Databending

A few weeks ago, I came across an article about a group of programmers who were trying to create music through very small programs. The article recalled Nick Montfort’s poems, generated from a single line of code, but in reading it, I ended up revisiting glitch art and the creative possibilities inherent in code itself.

Thus began an ongoing fascination.

Databending is a form of glitch art in which the artist intentionally corrupts the code of an image file to create art, either by altering the raw data in an editor, or by opening a file in a non-compatible program that will alter the file’s data as it tries to read it. Though the output from such processes is, itself, an artistic object, the aesthetics of databending seem to overlap remix aesthetics and those of electronic literature. A work may be beautiful on first view, but the value of the work grows somehow upon seeing both the source material and understanding the process that the piece underwent.
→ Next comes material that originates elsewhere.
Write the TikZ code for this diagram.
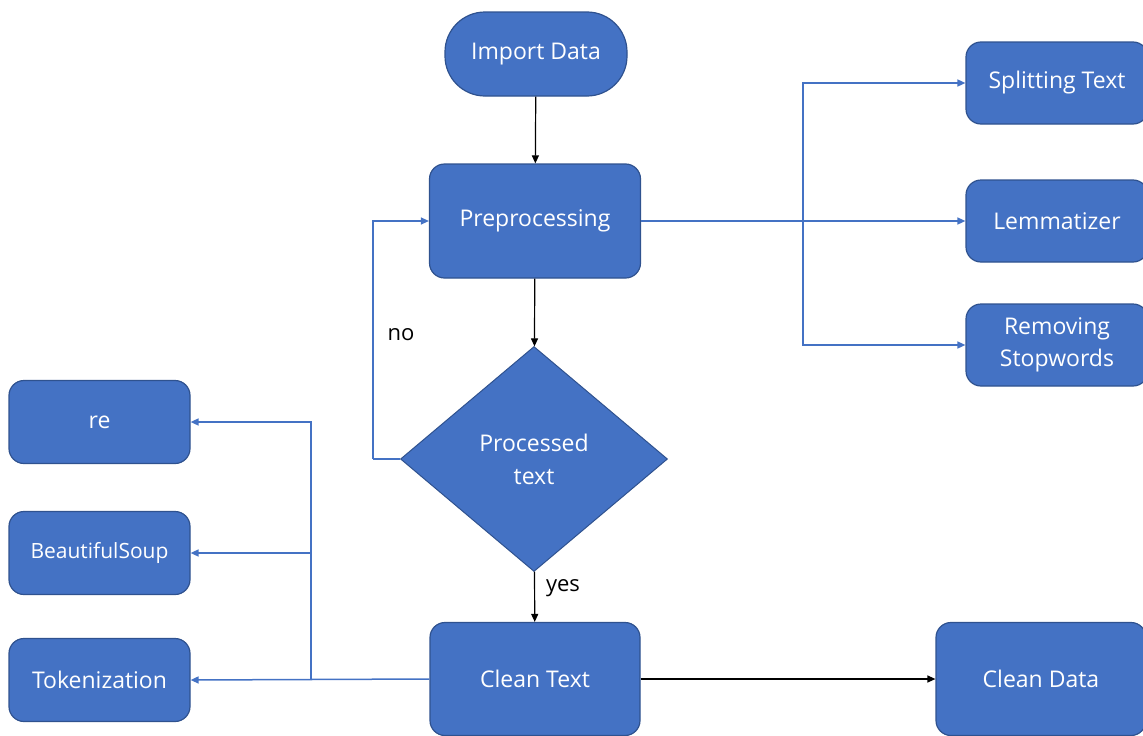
\documentclass[tikz,border=0pt]{standalone}
\usepackage{fontspec}
\setmainfont{Open Sans}
\usetikzlibrary{shapes.geometric,arrows.meta}
\definecolor{boxblue}{HTML}{4472C4}
\definecolor{boxedge}{HTML}{2F528F}
\tikzset{
  box/.style={draw=boxedge, line width=1.2pt, fill=boxblue, rounded corners=15pt,
    text=white, font=\fontsize{23}{32}\selectfont, align=center, inner sep=0pt},
  startbox/.style={box, rounded corners=40pt},
  decision/.style={draw=boxedge, line width=1pt, fill=boxblue, diamond, aspect=1.19,
    minimum width=267pt, minimum height=225pt, inner sep=0pt,
    text=white, font=\fontsize{23}{33}\selectfont, align=center},
  flow/.style={draw=black, line width=1.2pt, -{Triangle[length=8pt,width=7pt]}},
  branch/.style={draw=boxblue, line width=1.5pt, -{Triangle[length=8pt,width=7pt]}},
  branchline/.style={draw=boxblue, line width=1.5pt},
  lbl/.style={font=\fontsize{22}{26}\selectfont, text=black}
}
\begin{document}
\begin{tikzpicture}[x=1pt,y=-1pt]
\useasboundingbox (0,0) rectangle (1143,736);

% main column
\node[startbox, minimum width=182pt, minimum height=84pt] (imp) at (536,54) {Import Data};
\node[box, minimum width=211pt, minimum height=114pt] (pre) at (535,221) {Preprocessing};
\node[decision] (dia) at (534,459) {Processed\\text};
\node[box, minimum width=210pt, minimum height=113pt] (clean) at (535,679) {Clean Text};
\node[box, minimum width=210pt, minimum height=113pt] (cdata) at (1041,679) {Clean Data};

% right-hand tools
\node[box, minimum width=182pt, minimum height=82pt] (split) at (1057,83) {Splitting Text};
\node[box, minimum width=182pt, minimum height=82pt] (lem) at (1057,221) {Lemmatizer};
\node[box, minimum width=182pt, minimum height=82pt] (stop) at (1057,345) {Removing\\Stopwords};

% left-hand tools
\node[box, minimum width=181pt, minimum height=83pt] (re) at (99.5,422) {re};
\node[box, minimum width=181pt, minimum height=83pt] (bs) at (99.5,553) {\fontsize{21}{26}\selectfont BeautifulSoup};
\node[box, minimum width=181pt, minimum height=83pt] (tok) at (99.5,680) {Tokenization};

% branch points
\coordinate (rb) at (803,221);
\coordinate (lb) at (311,679);
\coordinate (back) at (373,459);

% main flow
\draw[flow] (imp) -- (pre);
\draw[flow] (pre) -- (dia);
\draw[flow] (dia) -- (clean);
\draw[flow] (clean) -- (cdata);

% loop back when not yet processed
\draw[branchline] (dia.west) -- (back);
\draw[branch, line width=1.2pt] (back) |- (pre.west);

% preprocessing steps
\draw[branch] (pre.east) -- (lem.west);
\draw[branch] (rb) |- (split.west);
\draw[branch] (rb) |- (stop.west);

% cleaning libraries
\draw[branch] (clean.west) -- (tok.east);
\draw[branch] (lb) |- (bs.east);
\draw[branch] (lb) |- (re.east);

% labels
\node[lbl] (no) at (401,335) {no};
\node[lbl] (yes) at (563,588) {yes};
\end{tikzpicture}
\end{document}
Databending also has the potential to foreground the aesthetics of the source code itself, an ideal for which many eLit researchers have often argued. Files can be glitched by the injection of creative text, like poetry or prose, into the image’s raw data. This insertion creates a cognitive bridge for the viewer between the largely illegible machine language—which serves as a transitional step between what the machine understands and the higher-level languages with which modern programmers work—and our native language and the critical practices we apply to it. We create a new image and a poetic source code rich with repetition, rhythm, allusion, and other rhetorical devices.